Тут ужо и гений финансовый испугался люто за судьбу свого дня будущего – с креслом удобным, кабинетом тёплым, да окном светлым, и сказамши: "Щаз ищо смотаюсь", с тем и шибко втёк. И зробилось чудо чудное, как у тех гайцов, что за ночь единую две аллеи вкруг подворья высадили.
Как нещасный финансист гениальный да запуганный обходил вихляючи те заслоны лютые, шо звались "Инструкция"? Так и обходил заслоны он, как и понаставлены были – словесами фокусными чудеса творя. Стол бильярдный дюже люксовый – в скрипты внесен был иносказанно – описательно: "инвентарь спортивный в ассортименте для нужд тренировочных личного состава воинства гаишного". Да и остальное також именоватыся стало по большей части множественно синонимически. Дело и стронулось в глаз не бросаючись. А Шурай изрёк финансисту свому запуганному:
– Так и запомните, что наша сауна – это Ваша линия фронта. Чтоб без шуток и промедления!
И добавил он
– А досе вы работали – яко тормоз Дома гаишного, что зело постыдно.
Вот ужо и подворье горделиво врата распахнуло, и банька парит, да клумба розами глаз радует.
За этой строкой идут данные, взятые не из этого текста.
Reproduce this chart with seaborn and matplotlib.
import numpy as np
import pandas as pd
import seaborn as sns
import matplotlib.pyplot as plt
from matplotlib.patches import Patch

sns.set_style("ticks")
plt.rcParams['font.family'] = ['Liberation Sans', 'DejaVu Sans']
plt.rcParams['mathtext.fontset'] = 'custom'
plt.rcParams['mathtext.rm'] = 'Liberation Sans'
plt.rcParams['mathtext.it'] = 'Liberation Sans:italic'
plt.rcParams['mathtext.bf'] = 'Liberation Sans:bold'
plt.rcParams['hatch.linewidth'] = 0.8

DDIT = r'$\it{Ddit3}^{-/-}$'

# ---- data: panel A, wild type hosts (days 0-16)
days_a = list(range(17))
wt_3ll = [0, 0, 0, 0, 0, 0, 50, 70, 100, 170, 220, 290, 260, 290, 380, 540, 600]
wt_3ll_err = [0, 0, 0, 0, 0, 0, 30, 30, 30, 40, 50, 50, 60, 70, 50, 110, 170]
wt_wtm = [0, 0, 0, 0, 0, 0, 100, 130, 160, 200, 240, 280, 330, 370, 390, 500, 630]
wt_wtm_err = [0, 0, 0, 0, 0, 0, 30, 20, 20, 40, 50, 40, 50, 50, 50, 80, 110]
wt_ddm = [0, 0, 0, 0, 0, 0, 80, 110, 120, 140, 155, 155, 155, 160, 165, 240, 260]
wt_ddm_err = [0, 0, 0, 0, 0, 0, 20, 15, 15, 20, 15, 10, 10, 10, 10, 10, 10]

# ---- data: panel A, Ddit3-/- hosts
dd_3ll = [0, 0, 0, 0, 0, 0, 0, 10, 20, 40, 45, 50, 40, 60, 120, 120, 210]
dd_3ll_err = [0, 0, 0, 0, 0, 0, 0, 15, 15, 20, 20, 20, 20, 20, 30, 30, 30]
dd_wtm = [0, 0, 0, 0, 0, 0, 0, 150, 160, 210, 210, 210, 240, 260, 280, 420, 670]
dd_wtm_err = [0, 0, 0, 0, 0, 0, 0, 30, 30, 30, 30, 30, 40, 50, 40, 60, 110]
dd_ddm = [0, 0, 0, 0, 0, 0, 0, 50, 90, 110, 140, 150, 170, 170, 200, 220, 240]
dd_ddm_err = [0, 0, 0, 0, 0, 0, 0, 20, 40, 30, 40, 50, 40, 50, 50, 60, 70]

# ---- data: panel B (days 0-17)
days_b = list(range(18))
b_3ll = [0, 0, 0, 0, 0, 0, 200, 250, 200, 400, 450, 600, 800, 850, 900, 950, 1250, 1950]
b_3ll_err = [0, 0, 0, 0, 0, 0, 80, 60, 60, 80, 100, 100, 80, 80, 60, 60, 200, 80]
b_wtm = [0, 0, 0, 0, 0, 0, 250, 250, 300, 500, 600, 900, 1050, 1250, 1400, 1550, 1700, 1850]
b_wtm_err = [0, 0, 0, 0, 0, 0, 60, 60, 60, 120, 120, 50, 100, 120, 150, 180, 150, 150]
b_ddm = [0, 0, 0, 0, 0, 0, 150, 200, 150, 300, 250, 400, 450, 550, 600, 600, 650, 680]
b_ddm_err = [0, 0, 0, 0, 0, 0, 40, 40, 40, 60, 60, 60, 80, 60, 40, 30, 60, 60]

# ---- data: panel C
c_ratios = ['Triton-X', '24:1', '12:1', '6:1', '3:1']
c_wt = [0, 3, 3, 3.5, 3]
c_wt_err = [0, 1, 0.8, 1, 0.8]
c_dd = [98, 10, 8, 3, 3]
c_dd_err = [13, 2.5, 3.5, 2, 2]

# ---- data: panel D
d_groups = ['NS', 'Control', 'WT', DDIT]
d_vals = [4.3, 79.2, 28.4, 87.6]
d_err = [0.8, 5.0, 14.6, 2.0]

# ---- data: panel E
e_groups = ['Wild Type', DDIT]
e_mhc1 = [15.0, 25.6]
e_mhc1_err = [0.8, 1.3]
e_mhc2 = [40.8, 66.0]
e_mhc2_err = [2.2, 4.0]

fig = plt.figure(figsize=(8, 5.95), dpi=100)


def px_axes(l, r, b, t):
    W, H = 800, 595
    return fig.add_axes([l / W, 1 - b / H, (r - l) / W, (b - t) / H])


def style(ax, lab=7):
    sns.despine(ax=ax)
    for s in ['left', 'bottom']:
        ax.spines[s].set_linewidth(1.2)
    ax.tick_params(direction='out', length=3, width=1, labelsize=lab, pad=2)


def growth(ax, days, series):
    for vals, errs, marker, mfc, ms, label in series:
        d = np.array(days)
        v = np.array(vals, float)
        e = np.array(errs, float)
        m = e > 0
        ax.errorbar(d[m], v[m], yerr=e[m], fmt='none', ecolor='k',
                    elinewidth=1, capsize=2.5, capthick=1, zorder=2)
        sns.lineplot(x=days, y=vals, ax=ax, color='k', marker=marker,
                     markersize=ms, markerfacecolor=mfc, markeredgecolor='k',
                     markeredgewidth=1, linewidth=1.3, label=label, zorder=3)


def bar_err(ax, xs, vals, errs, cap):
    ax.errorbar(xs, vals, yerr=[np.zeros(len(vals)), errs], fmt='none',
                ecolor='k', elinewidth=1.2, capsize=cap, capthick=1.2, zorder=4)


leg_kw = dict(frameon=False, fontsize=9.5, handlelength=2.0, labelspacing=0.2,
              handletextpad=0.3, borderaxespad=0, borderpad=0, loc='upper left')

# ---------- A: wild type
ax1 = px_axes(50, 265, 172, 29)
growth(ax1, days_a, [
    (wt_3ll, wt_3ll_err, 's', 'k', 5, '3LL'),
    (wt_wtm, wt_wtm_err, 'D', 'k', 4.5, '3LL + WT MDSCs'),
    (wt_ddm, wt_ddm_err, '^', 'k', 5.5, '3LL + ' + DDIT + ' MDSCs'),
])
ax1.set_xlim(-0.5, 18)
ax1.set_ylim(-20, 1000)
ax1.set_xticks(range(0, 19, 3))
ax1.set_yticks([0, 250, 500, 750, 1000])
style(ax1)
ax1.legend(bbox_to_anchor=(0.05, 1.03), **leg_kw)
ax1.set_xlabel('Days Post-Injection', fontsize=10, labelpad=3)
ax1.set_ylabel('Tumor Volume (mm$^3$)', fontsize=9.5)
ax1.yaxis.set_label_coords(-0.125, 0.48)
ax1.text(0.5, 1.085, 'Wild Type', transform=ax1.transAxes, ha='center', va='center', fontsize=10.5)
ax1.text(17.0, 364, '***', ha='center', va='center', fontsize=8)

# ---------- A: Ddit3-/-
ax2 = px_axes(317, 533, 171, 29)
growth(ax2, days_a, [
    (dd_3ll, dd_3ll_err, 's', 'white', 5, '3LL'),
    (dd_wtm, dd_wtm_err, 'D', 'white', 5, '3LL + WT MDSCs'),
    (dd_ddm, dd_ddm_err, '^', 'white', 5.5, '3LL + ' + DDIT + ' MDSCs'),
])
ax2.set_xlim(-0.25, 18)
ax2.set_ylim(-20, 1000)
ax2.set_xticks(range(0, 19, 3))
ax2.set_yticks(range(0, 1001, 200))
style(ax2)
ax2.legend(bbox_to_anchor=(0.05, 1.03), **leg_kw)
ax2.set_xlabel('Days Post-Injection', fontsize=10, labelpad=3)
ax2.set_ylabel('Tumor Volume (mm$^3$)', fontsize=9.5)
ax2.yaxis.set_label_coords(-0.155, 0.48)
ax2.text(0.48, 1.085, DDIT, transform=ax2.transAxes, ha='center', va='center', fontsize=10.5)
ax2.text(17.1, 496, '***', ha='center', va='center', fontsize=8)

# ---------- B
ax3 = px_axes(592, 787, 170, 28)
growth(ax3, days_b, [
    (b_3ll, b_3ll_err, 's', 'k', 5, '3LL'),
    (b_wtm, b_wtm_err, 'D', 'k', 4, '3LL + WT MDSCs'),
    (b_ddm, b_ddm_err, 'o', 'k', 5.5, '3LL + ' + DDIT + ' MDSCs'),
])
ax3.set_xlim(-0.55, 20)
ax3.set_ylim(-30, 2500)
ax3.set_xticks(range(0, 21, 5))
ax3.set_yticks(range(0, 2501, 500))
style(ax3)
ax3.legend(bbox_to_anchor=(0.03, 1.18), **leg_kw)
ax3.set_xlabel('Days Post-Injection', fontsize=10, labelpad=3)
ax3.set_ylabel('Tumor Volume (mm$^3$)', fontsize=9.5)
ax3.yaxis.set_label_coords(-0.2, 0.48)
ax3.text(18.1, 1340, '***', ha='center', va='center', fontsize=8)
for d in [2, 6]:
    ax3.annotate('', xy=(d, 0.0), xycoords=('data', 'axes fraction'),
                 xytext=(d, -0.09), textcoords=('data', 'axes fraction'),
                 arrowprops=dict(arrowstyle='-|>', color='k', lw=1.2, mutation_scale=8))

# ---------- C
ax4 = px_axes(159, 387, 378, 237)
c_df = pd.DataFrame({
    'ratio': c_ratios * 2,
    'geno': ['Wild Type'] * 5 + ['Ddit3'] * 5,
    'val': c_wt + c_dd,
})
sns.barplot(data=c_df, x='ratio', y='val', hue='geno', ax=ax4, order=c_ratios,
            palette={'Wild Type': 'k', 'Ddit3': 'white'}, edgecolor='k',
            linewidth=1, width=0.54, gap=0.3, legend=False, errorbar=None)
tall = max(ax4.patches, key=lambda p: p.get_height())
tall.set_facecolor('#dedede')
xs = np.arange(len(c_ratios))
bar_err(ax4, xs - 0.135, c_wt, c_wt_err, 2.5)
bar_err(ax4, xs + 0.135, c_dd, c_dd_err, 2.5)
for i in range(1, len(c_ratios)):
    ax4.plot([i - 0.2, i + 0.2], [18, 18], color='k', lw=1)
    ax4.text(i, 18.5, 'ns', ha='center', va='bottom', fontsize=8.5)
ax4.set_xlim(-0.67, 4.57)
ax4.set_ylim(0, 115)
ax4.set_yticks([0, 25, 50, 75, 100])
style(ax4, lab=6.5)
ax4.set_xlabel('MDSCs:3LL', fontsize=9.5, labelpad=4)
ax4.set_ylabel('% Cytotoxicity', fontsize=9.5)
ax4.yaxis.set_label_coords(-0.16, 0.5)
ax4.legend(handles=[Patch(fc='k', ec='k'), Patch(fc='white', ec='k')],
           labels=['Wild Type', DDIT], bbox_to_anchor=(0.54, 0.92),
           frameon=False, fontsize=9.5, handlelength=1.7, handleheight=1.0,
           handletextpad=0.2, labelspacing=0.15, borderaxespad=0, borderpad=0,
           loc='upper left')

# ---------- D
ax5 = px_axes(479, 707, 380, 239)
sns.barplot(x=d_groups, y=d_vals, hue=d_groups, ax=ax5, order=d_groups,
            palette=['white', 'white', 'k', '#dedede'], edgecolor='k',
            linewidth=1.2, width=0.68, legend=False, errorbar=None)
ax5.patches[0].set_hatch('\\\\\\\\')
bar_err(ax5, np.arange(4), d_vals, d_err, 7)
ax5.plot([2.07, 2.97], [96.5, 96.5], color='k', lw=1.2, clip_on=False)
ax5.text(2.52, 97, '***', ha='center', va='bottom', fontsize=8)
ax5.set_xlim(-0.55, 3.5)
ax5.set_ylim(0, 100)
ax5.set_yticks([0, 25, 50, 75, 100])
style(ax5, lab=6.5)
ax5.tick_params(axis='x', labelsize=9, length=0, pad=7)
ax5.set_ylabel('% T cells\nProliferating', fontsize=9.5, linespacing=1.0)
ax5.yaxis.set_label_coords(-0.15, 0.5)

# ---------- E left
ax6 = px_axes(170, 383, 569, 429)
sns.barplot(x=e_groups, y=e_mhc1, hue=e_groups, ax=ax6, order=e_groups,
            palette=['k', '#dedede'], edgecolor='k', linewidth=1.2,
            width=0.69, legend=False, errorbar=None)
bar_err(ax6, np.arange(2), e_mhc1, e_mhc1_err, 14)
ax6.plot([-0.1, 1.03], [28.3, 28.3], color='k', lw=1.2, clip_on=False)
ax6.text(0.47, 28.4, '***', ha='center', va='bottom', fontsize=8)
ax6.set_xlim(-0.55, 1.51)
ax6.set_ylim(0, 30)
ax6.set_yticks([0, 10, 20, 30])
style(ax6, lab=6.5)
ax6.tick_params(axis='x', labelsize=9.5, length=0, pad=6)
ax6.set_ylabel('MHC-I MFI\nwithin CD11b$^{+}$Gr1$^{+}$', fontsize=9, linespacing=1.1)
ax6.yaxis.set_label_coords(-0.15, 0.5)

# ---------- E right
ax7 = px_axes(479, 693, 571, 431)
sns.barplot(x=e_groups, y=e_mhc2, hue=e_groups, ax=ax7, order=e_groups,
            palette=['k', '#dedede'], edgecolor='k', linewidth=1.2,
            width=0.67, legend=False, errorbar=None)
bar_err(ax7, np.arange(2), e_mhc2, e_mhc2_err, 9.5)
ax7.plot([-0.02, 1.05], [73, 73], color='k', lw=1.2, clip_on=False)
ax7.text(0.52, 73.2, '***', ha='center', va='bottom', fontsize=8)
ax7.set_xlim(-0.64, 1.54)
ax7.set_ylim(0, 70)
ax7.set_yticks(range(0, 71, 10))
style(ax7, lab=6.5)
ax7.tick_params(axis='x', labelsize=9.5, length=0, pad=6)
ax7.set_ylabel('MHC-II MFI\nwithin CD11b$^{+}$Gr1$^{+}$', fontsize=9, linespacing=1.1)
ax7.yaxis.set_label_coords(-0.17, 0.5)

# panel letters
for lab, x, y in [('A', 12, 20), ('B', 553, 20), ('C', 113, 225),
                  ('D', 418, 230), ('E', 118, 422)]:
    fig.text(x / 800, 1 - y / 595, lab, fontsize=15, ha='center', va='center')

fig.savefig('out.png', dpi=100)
Стали и гостей иногородних потихоньку на разговоры отдыхающие по выходным зазывать. Вот звонят как-то: "Ждите! Едут. Да не обосрамитесь в вратах принимаючи! На ворота въездные, парадные бестолочей не выставьте!" Тут заверил их князь Шурай встречающий, что должным образом уже и накрыто, и подано будет: "Ждём, стараемся". И сказал он, трубку покладши: "И на ворота выставим. Найдём красавца". Так и было сделано, ибо вся дворня Шураева один – в -один, с лица красавцы, умнички сметливые, других при себе Шурай и не держал вовсе. Зачем бы ему другие? Что адъютант, что старшина хозяйствующий… Было с кого избрать, в воротах пред гостями лучезарника выставить.
Свою челядь князь Шурай тоже чаркой не обносил, ибо отцовские порядки чтил. Как в Тутомове издревле положено – на мартовские, на новогодние – всё сверкало и мигало в подворье том. И поднимал Шурай тосты знатные, с чаркой полною по домашнему речи говаривать. Первым делом – за начальство выпивал в небо глядучи: "Всяка власть – дана от Бога", и за женщин, а как же! Женщинам князь Шурай навсегда особливо почётное имя общее жаловал: "Молодычки", дабы не путаться. Тост объёмный, да безукоризненный: "Лучшие мужчины это – женщины" говаривал и с руки выпивал. Так что порядок им ого-го как чтился.
Время двигалось, нравы портились, не менялся один князь Шурай. Оставался он муж порядочный, и за всех своих сам ответ держал.